* START DATA TO USE *

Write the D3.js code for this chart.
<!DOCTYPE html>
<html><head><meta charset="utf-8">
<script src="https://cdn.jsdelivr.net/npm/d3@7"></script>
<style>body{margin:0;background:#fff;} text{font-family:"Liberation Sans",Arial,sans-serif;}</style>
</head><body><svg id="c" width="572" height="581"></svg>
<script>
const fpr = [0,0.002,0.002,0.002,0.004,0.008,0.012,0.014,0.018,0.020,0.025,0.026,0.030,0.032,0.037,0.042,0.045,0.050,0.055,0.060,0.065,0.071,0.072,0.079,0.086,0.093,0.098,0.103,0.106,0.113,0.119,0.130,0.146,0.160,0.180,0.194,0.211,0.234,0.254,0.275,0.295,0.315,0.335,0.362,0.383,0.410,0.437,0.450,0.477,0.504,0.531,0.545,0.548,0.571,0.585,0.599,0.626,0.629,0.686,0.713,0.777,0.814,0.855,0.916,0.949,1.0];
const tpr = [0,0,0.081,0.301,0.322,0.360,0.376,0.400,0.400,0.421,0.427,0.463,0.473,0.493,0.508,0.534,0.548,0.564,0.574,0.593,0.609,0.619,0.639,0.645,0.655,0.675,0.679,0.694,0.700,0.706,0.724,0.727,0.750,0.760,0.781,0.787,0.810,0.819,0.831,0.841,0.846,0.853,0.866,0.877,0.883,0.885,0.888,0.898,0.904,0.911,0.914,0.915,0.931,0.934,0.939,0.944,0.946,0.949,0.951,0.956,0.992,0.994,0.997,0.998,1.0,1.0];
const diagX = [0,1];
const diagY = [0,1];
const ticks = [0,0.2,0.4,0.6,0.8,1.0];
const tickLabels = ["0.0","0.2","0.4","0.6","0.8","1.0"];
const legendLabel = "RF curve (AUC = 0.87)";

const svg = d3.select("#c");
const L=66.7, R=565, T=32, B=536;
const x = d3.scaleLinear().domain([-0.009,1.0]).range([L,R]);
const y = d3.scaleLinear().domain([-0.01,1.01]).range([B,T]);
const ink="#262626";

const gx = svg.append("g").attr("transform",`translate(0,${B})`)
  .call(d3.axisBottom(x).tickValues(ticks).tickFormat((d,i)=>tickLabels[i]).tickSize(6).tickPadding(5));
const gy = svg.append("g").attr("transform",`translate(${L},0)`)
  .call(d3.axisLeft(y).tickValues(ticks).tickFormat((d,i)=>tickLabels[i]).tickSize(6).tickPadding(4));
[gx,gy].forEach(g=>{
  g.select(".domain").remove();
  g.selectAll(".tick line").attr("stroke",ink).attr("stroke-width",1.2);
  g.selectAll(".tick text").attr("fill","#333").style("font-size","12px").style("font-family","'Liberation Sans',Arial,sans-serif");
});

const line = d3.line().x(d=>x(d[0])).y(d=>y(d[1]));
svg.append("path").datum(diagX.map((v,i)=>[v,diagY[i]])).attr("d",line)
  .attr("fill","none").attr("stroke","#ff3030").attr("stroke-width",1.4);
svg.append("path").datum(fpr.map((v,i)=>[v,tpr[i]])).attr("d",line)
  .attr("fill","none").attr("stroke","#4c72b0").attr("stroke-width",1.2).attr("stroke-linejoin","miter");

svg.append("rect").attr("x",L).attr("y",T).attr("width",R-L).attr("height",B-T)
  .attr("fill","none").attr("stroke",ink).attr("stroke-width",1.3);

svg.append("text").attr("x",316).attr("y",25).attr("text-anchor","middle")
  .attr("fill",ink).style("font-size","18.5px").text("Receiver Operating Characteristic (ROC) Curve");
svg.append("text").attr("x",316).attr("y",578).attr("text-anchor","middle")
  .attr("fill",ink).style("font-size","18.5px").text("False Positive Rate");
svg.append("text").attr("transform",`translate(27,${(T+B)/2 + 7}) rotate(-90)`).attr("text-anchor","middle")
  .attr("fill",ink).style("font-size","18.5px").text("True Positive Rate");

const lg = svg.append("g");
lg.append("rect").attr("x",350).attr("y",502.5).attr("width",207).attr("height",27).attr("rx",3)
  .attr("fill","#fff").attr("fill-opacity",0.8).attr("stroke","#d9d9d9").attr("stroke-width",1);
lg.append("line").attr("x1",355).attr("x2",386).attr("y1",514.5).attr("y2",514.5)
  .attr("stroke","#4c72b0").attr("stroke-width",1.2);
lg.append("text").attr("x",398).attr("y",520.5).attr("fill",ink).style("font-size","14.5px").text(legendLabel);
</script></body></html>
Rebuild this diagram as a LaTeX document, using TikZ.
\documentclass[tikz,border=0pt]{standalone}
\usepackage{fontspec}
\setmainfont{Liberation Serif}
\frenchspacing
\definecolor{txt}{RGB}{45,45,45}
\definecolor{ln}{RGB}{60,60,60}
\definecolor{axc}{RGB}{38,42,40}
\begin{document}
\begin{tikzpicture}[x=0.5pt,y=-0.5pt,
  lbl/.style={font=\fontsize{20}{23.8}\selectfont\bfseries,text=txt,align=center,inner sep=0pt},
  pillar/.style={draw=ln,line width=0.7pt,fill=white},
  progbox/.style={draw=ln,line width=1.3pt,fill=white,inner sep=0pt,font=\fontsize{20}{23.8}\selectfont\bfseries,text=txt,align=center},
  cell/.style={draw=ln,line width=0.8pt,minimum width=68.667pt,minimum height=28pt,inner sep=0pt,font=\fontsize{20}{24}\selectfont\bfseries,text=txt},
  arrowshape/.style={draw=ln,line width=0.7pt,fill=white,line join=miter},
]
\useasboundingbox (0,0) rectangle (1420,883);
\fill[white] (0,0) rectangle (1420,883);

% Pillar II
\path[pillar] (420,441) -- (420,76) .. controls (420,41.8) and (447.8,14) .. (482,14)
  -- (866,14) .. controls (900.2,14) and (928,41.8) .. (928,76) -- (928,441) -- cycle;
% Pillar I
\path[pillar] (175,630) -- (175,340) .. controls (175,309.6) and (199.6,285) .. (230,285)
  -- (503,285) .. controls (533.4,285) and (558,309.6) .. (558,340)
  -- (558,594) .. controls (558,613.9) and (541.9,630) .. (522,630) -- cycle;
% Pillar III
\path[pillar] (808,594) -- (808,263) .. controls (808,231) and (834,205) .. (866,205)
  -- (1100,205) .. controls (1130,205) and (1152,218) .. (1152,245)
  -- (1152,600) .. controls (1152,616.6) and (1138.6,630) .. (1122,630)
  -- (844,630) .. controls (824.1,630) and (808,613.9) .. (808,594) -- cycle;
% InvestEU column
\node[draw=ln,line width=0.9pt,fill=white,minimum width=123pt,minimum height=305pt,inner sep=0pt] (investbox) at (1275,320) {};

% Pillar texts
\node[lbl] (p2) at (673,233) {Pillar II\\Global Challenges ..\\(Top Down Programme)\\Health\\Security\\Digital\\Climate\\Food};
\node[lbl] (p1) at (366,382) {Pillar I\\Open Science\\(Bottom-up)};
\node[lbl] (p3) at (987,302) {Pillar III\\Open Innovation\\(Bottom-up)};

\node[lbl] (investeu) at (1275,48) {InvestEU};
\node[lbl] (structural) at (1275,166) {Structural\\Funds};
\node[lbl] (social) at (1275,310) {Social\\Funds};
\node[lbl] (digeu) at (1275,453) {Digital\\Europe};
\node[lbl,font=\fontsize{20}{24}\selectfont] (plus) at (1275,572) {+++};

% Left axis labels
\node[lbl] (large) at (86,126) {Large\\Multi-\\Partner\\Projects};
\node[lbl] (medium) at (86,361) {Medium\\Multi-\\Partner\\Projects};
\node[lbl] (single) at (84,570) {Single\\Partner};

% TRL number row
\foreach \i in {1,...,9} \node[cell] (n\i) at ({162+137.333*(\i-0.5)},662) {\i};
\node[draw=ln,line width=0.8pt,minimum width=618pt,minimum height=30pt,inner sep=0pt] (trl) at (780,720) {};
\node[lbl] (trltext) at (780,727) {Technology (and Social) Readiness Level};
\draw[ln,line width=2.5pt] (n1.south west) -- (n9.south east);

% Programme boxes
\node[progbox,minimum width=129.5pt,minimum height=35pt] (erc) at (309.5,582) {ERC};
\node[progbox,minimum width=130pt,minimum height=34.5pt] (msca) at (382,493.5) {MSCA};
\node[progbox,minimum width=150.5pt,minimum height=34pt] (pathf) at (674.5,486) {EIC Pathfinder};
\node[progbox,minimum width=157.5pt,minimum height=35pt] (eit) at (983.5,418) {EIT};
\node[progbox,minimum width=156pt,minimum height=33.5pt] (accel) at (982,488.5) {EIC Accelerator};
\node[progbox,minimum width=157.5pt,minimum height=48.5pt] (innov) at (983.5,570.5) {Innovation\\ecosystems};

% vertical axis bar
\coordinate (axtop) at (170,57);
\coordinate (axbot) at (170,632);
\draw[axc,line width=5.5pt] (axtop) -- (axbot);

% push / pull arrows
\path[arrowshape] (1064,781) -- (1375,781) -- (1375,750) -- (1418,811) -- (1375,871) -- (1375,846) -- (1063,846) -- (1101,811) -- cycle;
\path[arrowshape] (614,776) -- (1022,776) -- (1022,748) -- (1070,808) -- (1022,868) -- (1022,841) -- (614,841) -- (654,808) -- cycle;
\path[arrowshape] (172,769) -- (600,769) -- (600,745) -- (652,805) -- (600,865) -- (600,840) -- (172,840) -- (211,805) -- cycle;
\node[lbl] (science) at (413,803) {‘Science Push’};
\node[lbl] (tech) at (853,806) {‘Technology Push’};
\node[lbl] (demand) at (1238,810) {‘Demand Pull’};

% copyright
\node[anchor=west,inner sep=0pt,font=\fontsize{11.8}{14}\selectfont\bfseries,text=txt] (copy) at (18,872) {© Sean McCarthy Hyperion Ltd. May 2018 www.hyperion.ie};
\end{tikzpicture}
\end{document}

* END DATA TO USE *

From the material above, gather all lines that include the string "this" and copy them.

Write the D3.js code for this chart.
Rebuild this diagram as a LaTeX document, using TikZ.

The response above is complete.